Material -
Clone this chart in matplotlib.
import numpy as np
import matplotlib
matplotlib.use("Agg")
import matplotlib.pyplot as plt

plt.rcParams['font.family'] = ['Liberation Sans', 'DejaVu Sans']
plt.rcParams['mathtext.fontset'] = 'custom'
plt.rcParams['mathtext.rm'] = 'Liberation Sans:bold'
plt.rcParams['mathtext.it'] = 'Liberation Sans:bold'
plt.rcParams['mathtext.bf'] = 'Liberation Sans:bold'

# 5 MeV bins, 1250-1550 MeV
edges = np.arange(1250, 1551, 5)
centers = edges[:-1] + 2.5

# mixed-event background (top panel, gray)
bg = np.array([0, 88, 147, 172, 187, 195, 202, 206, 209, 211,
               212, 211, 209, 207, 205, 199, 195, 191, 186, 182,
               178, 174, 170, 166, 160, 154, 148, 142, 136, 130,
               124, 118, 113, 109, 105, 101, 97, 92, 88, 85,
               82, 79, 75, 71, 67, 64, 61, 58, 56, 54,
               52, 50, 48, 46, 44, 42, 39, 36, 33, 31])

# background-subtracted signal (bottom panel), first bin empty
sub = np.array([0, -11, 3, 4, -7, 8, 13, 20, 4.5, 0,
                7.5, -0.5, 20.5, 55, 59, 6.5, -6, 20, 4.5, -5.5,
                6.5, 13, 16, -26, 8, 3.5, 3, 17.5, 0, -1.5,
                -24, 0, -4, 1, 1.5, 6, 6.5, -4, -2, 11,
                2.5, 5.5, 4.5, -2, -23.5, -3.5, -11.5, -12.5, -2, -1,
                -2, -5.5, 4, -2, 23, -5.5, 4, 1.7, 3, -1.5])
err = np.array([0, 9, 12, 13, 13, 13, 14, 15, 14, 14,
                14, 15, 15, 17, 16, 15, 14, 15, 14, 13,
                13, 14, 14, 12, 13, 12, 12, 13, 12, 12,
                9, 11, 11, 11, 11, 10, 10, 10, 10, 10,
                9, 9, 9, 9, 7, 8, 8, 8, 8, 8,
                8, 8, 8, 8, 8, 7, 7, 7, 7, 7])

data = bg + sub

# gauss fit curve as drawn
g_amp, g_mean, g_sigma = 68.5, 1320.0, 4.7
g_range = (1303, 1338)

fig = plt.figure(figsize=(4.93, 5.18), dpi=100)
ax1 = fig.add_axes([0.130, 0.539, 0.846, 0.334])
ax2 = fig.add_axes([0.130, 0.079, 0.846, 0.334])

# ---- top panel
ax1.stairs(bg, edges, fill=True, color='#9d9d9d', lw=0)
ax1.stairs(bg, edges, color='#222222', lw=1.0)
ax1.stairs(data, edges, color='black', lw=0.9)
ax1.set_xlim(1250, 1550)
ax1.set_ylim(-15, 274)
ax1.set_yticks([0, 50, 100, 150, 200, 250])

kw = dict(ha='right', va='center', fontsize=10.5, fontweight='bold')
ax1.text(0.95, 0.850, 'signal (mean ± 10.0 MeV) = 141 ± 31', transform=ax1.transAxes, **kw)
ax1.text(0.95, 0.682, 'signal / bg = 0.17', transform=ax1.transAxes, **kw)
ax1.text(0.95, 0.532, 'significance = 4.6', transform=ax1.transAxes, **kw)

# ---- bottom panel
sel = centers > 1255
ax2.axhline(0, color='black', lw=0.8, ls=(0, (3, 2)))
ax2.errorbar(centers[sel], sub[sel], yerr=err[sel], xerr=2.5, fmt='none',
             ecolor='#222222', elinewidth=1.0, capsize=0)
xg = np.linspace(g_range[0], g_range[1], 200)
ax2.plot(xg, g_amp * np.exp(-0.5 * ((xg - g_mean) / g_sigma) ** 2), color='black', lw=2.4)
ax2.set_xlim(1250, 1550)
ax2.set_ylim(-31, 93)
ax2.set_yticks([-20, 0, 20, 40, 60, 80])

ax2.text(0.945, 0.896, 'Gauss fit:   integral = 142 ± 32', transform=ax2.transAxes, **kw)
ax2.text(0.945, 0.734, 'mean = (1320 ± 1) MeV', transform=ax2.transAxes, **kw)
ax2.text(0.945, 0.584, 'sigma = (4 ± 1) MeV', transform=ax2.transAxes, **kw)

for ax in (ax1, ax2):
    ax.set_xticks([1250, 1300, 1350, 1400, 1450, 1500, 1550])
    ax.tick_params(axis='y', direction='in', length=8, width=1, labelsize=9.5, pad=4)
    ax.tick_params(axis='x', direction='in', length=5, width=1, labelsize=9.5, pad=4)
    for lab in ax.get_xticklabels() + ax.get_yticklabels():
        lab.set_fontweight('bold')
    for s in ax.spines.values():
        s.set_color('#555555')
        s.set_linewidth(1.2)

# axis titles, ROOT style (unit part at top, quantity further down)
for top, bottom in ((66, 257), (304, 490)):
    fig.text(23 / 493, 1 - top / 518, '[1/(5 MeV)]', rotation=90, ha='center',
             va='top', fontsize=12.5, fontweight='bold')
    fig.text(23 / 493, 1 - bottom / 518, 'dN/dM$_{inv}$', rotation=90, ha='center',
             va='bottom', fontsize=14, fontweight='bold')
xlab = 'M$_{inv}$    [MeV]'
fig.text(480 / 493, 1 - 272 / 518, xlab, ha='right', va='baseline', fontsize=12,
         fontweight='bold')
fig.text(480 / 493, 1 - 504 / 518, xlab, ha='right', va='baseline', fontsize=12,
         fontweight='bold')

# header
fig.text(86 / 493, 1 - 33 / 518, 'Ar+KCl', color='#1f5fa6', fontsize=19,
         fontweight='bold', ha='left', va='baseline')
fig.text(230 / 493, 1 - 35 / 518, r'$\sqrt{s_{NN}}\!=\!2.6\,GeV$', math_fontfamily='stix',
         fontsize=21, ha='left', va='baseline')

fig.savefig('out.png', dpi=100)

Goal of the exercise - Your output must be the lines of the material above, from the first through the line that contains "import matplotlib.pyplot as plt", copied exactly. Include both endpoints and nothing else.

Full answer -
Clone this chart in matplotlib.
import numpy as np
import matplotlib
matplotlib.use("Agg")
import matplotlib.pyplot as plt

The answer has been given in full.